### What is needed
Write the material out again in full, word for word. Do not include the pictures.

### Given data

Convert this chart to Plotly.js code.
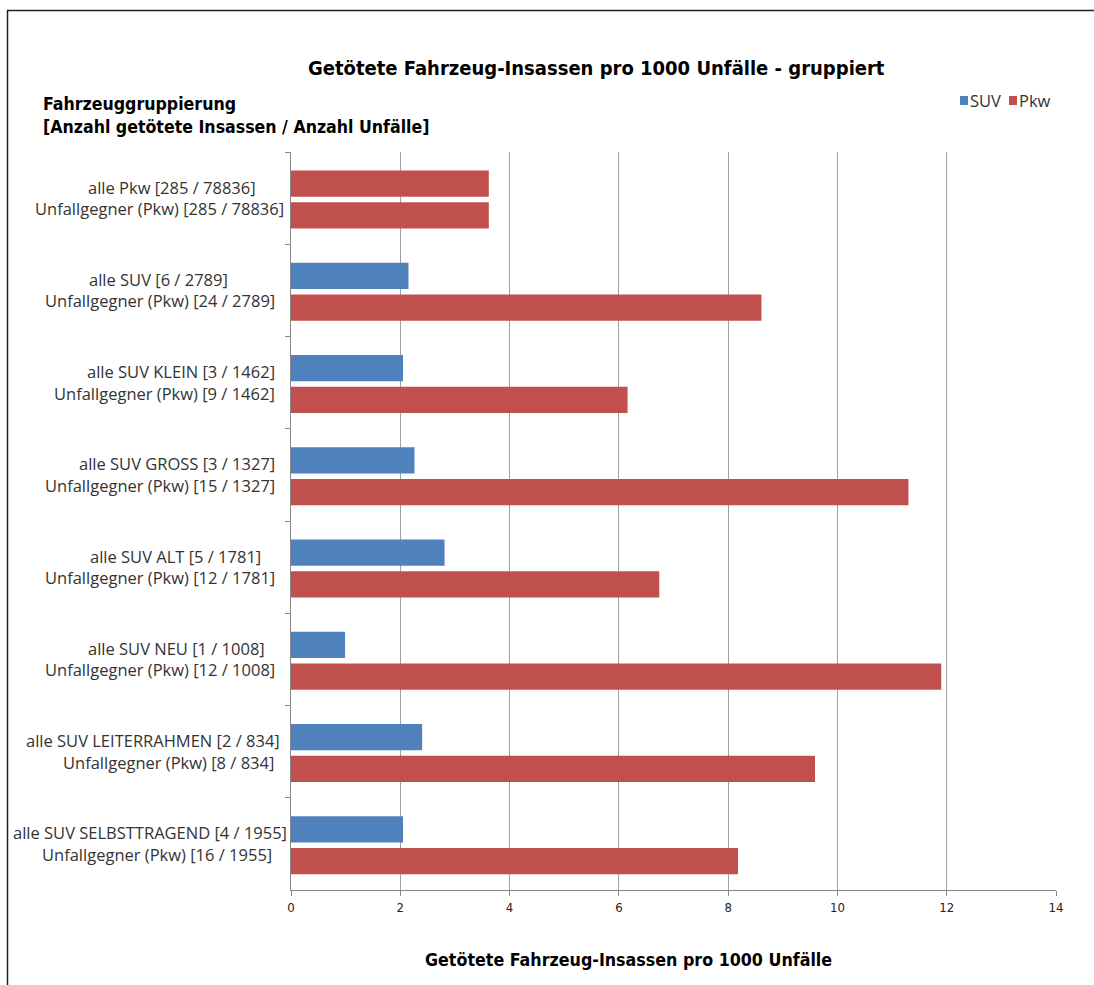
<!DOCTYPE html>
<html>
<head>
<meta charset="utf-8">
<script src="https://cdn.plot.ly/plotly-3.0.1.min.js"></script>
<style>
  html, body { margin: 0; padding: 0; background: #fff; overflow: hidden; }
  #chart { width: 1094px; height: 985px; }
</style>
</head>
<body>
<div id="chart"></div>
<script>
// ---- data ----
const categories = [
  'alle Pkw', 'alle SUV', 'alle SUV KLEIN', 'alle SUV GROSS',
  'alle SUV ALT', 'alle SUV NEU', 'alle SUV LEITERRAHMEN', 'alle SUV SELBSTTRAGEND'
];
const labelLine1 = [
  'alle Pkw [285 / 78836]', 'alle SUV [6 / 2789]', 'alle SUV KLEIN [3 / 1462]',
  'alle SUV GROSS [3 / 1327]', 'alle SUV ALT [5 / 1781]', 'alle SUV NEU [1 / 1008]',
  'alle SUV LEITERRAHMEN [2 / 834]', 'alle SUV SELBSTTRAGEND [4 / 1955]'
];
const labelLine2 = [
  'Unfallgegner (Pkw) [285 / 78836]', 'Unfallgegner (Pkw) [24 / 2789]',
  'Unfallgegner (Pkw) [9 / 1462]', 'Unfallgegner (Pkw) [15 / 1327]',
  'Unfallgegner (Pkw) [12 / 1781]', 'Unfallgegner (Pkw) [12 / 1008]',
  'Unfallgegner (Pkw) [8 / 834]', 'Unfallgegner (Pkw) [16 / 1955]'
];
// "alle ..." bar (top bar of each group); first group is Pkw itself
const allePkwValues = [3.62, null, null, null, null, null, null, null];
const suvValues     = [null, 2.15, 2.05, 2.26, 2.81, 0.99, 2.40, 2.05];
// "Unfallgegner (Pkw)" bar (bottom bar of each group)
const pkwValues     = [3.62, 8.61, 6.16, 11.30, 6.74, 11.90, 9.59, 8.18];
const xTickVals = [0, 2, 4, 6, 8, 10, 12, 14];

const titleText  = 'Getötete Fahrzeug-Insassen pro 1000 Unfälle - gruppiert';
const yTitleLines = ['Fahrzeuggruppierung', '[Anzahl getötete Insassen / Anzahl Unfälle]'];
const xTitleText = 'Getötete Fahrzeug-Insassen pro 1000 Unfälle';
const legendNames = ['SUV', 'Pkw'];

// ---- styling ----
const BLUE = '#4F81BD', RED = '#C0504D';
const L = 291, R = 38, T = 152, B = 95, W = 1094, H = 985;
const PW = W - L - R, PH = H - T - B;
const px2x = p => (p - L) / PW;
const py2y = p => (H - B - p) / PH;
const condBold = '"Liberation Sans Narrow", "DejaVu Sans Condensed", Roboto, sans-serif';
const labelFont = '"Open Sans", "Noto Sans", sans-serif';
const LABEL_SIZE = 16.5;

// right edge (pixels) of each label line, as in the original
const line1Right = [257, 229, 276, 276, 262, 266, 281, 288];
const line2Right = [285, 276, 276, 276, 276, 276, 275, 273];

const TOP_OFF = -0.30, BOT_OFF = 0.045, BW = 0.285;

const traces = [
  { type: 'bar', orientation: 'h', name: legendNames[0], y: categories, x: suvValues,
    offset: TOP_OFF, width: BW, marker: { color: BLUE }, showlegend: false, hoverinfo: 'x+y' },
  { type: 'bar', orientation: 'h', name: legendNames[1], y: categories, x: allePkwValues,
    offset: TOP_OFF, width: BW, marker: { color: RED }, showlegend: false, hoverinfo: 'x+y' },
  { type: 'bar', orientation: 'h', name: legendNames[1], y: categories, x: pkwValues,
    offset: BOT_OFF, width: BW, marker: { color: RED }, showlegend: false, hoverinfo: 'x+y' }
];

const annotations = [];
categories.forEach((c, i) => {
  annotations.push({ xref: 'paper', yref: 'y', x: 0, y: c, xanchor: 'right', yanchor: 'middle',
    xshift: line1Right[i] - L, yshift: 11, showarrow: false, text: labelLine1[i],
    font: { family: labelFont, size: LABEL_SIZE, color: '#333' }, borderpad: 0 });
  annotations.push({ xref: 'paper', yref: 'y', x: 0, y: c, xanchor: 'right', yanchor: 'middle',
    xshift: line2Right[i] - L, yshift: -10.5, showarrow: false, text: labelLine2[i],
    font: { family: labelFont, size: LABEL_SIZE, color: '#333' }, borderpad: 0 });
});
// titles
annotations.push({ xref: 'paper', yref: 'paper', x: px2x(596), y: py2y(68), xanchor: 'center', yanchor: 'middle',
  showarrow: false, text: '<b>' + titleText + '</b>', font: { family: condBold, size: 20, color: '#000' } });
annotations.push({ xref: 'paper', yref: 'paper', x: px2x(41), y: py2y(116), xanchor: 'left', yanchor: 'middle',
  align: 'left', showarrow: false, text: yTitleLines.map(s => '<b>' + s + '</b>').join('<br>'),
  font: { family: condBold, size: 17.6, color: '#000' } });
annotations.push({ xref: 'paper', yref: 'paper', x: px2x(628), y: py2y(960), xanchor: 'center', yanchor: 'middle',
  showarrow: false, text: '<b>' + xTitleText + '</b>', font: { family: condBold, size: 17.7, color: '#000' } });
// legend texts
annotations.push({ xref: 'paper', yref: 'paper', x: px2x(969), y: py2y(100), xanchor: 'left', yanchor: 'middle',
  showarrow: false, text: legendNames[0], font: { family: labelFont, size: LABEL_SIZE, color: '#333' }, borderpad: 0 });
annotations.push({ xref: 'paper', yref: 'paper', x: px2x(1018), y: py2y(100), xanchor: 'left', yanchor: 'middle',
  showarrow: false, text: legendNames[1], font: { family: labelFont, size: LABEL_SIZE, color: '#333' }, borderpad: 0 });

const shapes = [
  { type: 'rect', xref: 'paper', yref: 'paper', x0: px2x(960), x1: px2x(968), y0: py2y(105), y1: py2y(96),
    fillcolor: BLUE, line: { width: 0 } },
  { type: 'rect', xref: 'paper', yref: 'paper', x0: px2x(1009), x1: px2x(1017), y0: py2y(105), y1: py2y(96),
    fillcolor: RED, line: { width: 0 } },
  // outer frame (left and top edges of the original chart border)
  { type: 'line', xref: 'paper', yref: 'paper', x0: px2x(7.5), x1: px2x(7.5), y0: py2y(10), y1: py2y(990),
    line: { color: '#222', width: 1.5 } },
  { type: 'line', xref: 'paper', yref: 'paper', x0: px2x(7), x1: px2x(1100), y0: py2y(10.5), y1: py2y(10.5),
    line: { color: '#222', width: 1.5 } }
];

const layout = {
  width: W, height: H,
  margin: { l: L, r: R, t: T, b: B, pad: 0 },
  paper_bgcolor: '#fff', plot_bgcolor: '#fff',
  barmode: 'overlay',
  showlegend: false,
  xaxis: {
    range: [0, 14], tickvals: xTickVals, ticktext: xTickVals.map(String),
    showgrid: true, gridcolor: '#a0a0a0', gridwidth: 1, zeroline: false,
    showline: true, linecolor: '#888', linewidth: 1,
    ticks: 'outside', ticklen: 5, tickcolor: '#888',
    tickfont: { family: '"Liberation Sans Narrow", "DejaVu Sans Condensed", Roboto, sans-serif', size: 13, color: '#222' },
    fixedrange: true
  },
  yaxis: {
    type: 'category', categoryorder: 'array', categoryarray: categories,
    autorange: 'reversed', showticklabels: false, showgrid: false, zeroline: false,
    showline: true, linecolor: '#888', linewidth: 1,
    ticks: 'outside', ticklen: 5, tickcolor: '#888', tickson: 'boundaries',
    fixedrange: true
  },
  annotations: annotations,
  shapes: shapes
};

Plotly.newPlot('chart', traces, layout, { displayModeBar: false, staticPlot: true });
</script>
</body>
</html>
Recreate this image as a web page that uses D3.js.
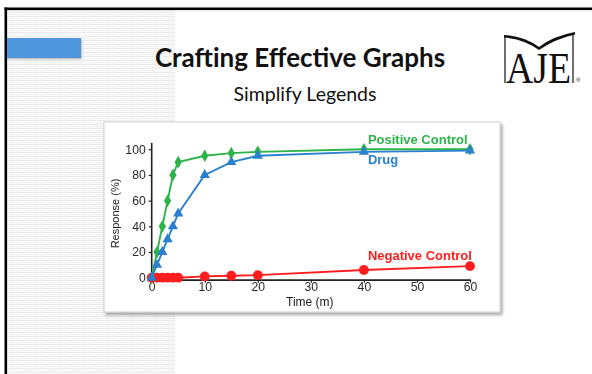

### Output for this task
Convert this chart to Plotly.js code.
<!DOCTYPE html>
<html>
<head>
<meta charset="utf-8">
<script src="https://cdn.plot.ly/plotly-3.0.1.min.js"></script>
<style>
  html, body { margin: 0; padding: 0; background: #fff; overflow: hidden; }
  #chart { width: 1094px; height: 985px; }
</style>
</head>
<body>
<div id="chart"></div>
<script>
// ---- data ----
const categories = [
  'alle Pkw', 'alle SUV', 'alle SUV KLEIN', 'alle SUV GROSS',
  'alle SUV ALT', 'alle SUV NEU', 'alle SUV LEITERRAHMEN', 'alle SUV SELBSTTRAGEND'
];
const labelLine1 = [
  'alle Pkw [285 / 78836]', 'alle SUV [6 / 2789]', 'alle SUV KLEIN [3 / 1462]',
  'alle SUV GROSS [3 / 1327]', 'alle SUV ALT [5 / 1781]', 'alle SUV NEU [1 / 1008]',
  'alle SUV LEITERRAHMEN [2 / 834]', 'alle SUV SELBSTTRAGEND [4 / 1955]'
];
const labelLine2 = [
  'Unfallgegner (Pkw) [285 / 78836]', 'Unfallgegner (Pkw) [24 / 2789]',
  'Unfallgegner (Pkw) [9 / 1462]', 'Unfallgegner (Pkw) [15 / 1327]',
  'Unfallgegner (Pkw) [12 / 1781]', 'Unfallgegner (Pkw) [12 / 1008]',
  'Unfallgegner (Pkw) [8 / 834]', 'Unfallgegner (Pkw) [16 / 1955]'
];
// "alle ..." bar (top bar of each group); first group is Pkw itself
const allePkwValues = [3.62, null, null, null, null, null, null, null];
const suvValues     = [null, 2.15, 2.05, 2.26, 2.81, 0.99, 2.40, 2.05];
// "Unfallgegner (Pkw)" bar (bottom bar of each group)
const pkwValues     = [3.62, 8.61, 6.16, 11.30, 6.74, 11.90, 9.59, 8.18];
const xTickVals = [0, 2, 4, 6, 8, 10, 12, 14];

const titleText  = 'Getötete Fahrzeug-Insassen pro 1000 Unfälle - gruppiert';
const yTitleLines = ['Fahrzeuggruppierung', '[Anzahl getötete Insassen / Anzahl Unfälle]'];
const xTitleText = 'Getötete Fahrzeug-Insassen pro 1000 Unfälle';
const legendNames = ['SUV', 'Pkw'];

// ---- styling ----
const BLUE = '#4F81BD', RED = '#C0504D';
const L = 291, R = 38, T = 152, B = 95, W = 1094, H = 985;
const PW = W - L - R, PH = H - T - B;
const px2x = p => (p - L) / PW;
const py2y = p => (H - B - p) / PH;
const condBold = '"Liberation Sans Narrow", "DejaVu Sans Condensed", Roboto, sans-serif';
const labelFont = '"Open Sans", "Noto Sans", sans-serif';
const LABEL_SIZE = 16.5;

// right edge (pixels) of each label line, as in the original
const line1Right = [257, 229, 276, 276, 262, 266, 281, 288];
const line2Right = [285, 276, 276, 276, 276, 276, 275, 273];

const TOP_OFF = -0.30, BOT_OFF = 0.045, BW = 0.285;

const traces = [
  { type: 'bar', orientation: 'h', name: legendNames[0], y: categories, x: suvValues,
    offset: TOP_OFF, width: BW, marker: { color: BLUE }, showlegend: false, hoverinfo: 'x+y' },
  { type: 'bar', orientation: 'h', name: legendNames[1], y: categories, x: allePkwValues,
    offset: TOP_OFF, width: BW, marker: { color: RED }, showlegend: false, hoverinfo: 'x+y' },
  { type: 'bar', orientation: 'h', name: legendNames[1], y: categories, x: pkwValues,
    offset: BOT_OFF, width: BW, marker: { color: RED }, showlegend: false, hoverinfo: 'x+y' }
];

const annotations = [];
categories.forEach((c, i) => {
  annotations.push({ xref: 'paper', yref: 'y', x: 0, y: c, xanchor: 'right', yanchor: 'middle',
    xshift: line1Right[i] - L, yshift: 11, showarrow: false, text: labelLine1[i],
    font: { family: labelFont, size: LABEL_SIZE, color: '#333' }, borderpad: 0 });
  annotations.push({ xref: 'paper', yref: 'y', x: 0, y: c, xanchor: 'right', yanchor: 'middle',
    xshift: line2Right[i] - L, yshift: -10.5, showarrow: false, text: labelLine2[i],
    font: { family: labelFont, size: LABEL_SIZE, color: '#333' }, borderpad: 0 });
});
// titles
annotations.push({ xref: 'paper', yref: 'paper', x: px2x(596), y: py2y(68), xanchor: 'center', yanchor: 'middle',
  showarrow: false, text: '<b>' + titleText + '</b>', font: { family: condBold, size: 20, color: '#000' } });
annotations.push({ xref: 'paper', yref: 'paper', x: px2x(41), y: py2y(116), xanchor: 'left', yanchor: 'middle',
  align: 'left', showarrow: false, text: yTitleLines.map(s => '<b>' + s + '</b>').join('<br>'),
  font: { family: condBold, size: 17.6, color: '#000' } });
annotations.push({ xref: 'paper', yref: 'paper', x: px2x(628), y: py2y(960), xanchor: 'center', yanchor: 'middle',
  showarrow: false, text: '<b>' + xTitleText + '</b>', font: { family: condBold, size: 17.7, color: '#000' } });
// legend texts
annotations.push({ xref: 'paper', yref: 'paper', x: px2x(969), y: py2y(100), xanchor: 'left', yanchor: 'middle',
  showarrow: false, text: legendNames[0], font: { family: labelFont, size: LABEL_SIZE, color: '#333' }, borderpad: 0 });
annotations.push({ xref: 'paper', yref: 'paper', x: px2x(1018), y: py2y(100), xanchor: 'left', yanchor: 'middle',
  showarrow: false, text: legendNames[1], font: { family: labelFont, size: LABEL_SIZE, color: '#333' }, borderpad: 0 });

const shapes = [
  { type: 'rect', xref: 'paper', yref: 'paper', x0: px2x(960), x1: px2x(968), y0: py2y(105), y1: py2y(96),
    fillcolor: BLUE, line: { width: 0 } },
  { type: 'rect', xref: 'paper', yref: 'paper', x0: px2x(1009), x1: px2x(1017), y0: py2y(105), y1: py2y(96),
    fillcolor: RED, line: { width: 0 } },
  // outer frame (left and top edges of the original chart border)
  { type: 'line', xref: 'paper', yref: 'paper', x0: px2x(7.5), x1: px2x(7.5), y0: py2y(10), y1: py2y(990),
    line: { color: '#222', width: 1.5 } },
  { type: 'line', xref: 'paper', yref: 'paper', x0: px2x(7), x1: px2x(1100), y0: py2y(10.5), y1: py2y(10.5),
    line: { color: '#222', width: 1.5 } }
];

const layout = {
  width: W, height: H,
  margin: { l: L, r: R, t: T, b: B, pad: 0 },
  paper_bgcolor: '#fff', plot_bgcolor: '#fff',
  barmode: 'overlay',
  showlegend: false,
  xaxis: {
    range: [0, 14], tickvals: xTickVals, ticktext: xTickVals.map(String),
    showgrid: true, gridcolor: '#a0a0a0', gridwidth: 1, zeroline: false,
    showline: true, linecolor: '#888', linewidth: 1,
    ticks: 'outside', ticklen: 5, tickcolor: '#888',
    tickfont: { family: '"Liberation Sans Narrow", "DejaVu Sans Condensed", Roboto, sans-serif', size: 13, color: '#222' },
    fixedrange: true
  },
  yaxis: {
    type: 'category', categoryorder: 'array', categoryarray: categories,
    autorange: 'reversed', showticklabels: false, showgrid: false, zeroline: false,
    showline: true, linecolor: '#888', linewidth: 1,
    ticks: 'outside', ticklen: 5, tickcolor: '#888', tickson: 'boundaries',
    fixedrange: true
  },
  annotations: annotations,
  shapes: shapes
};

Plotly.newPlot('chart', traces, layout, { displayModeBar: false, staticPlot: true });
</script>
</body>
</html>
Recreate this image as a web page that uses D3.js.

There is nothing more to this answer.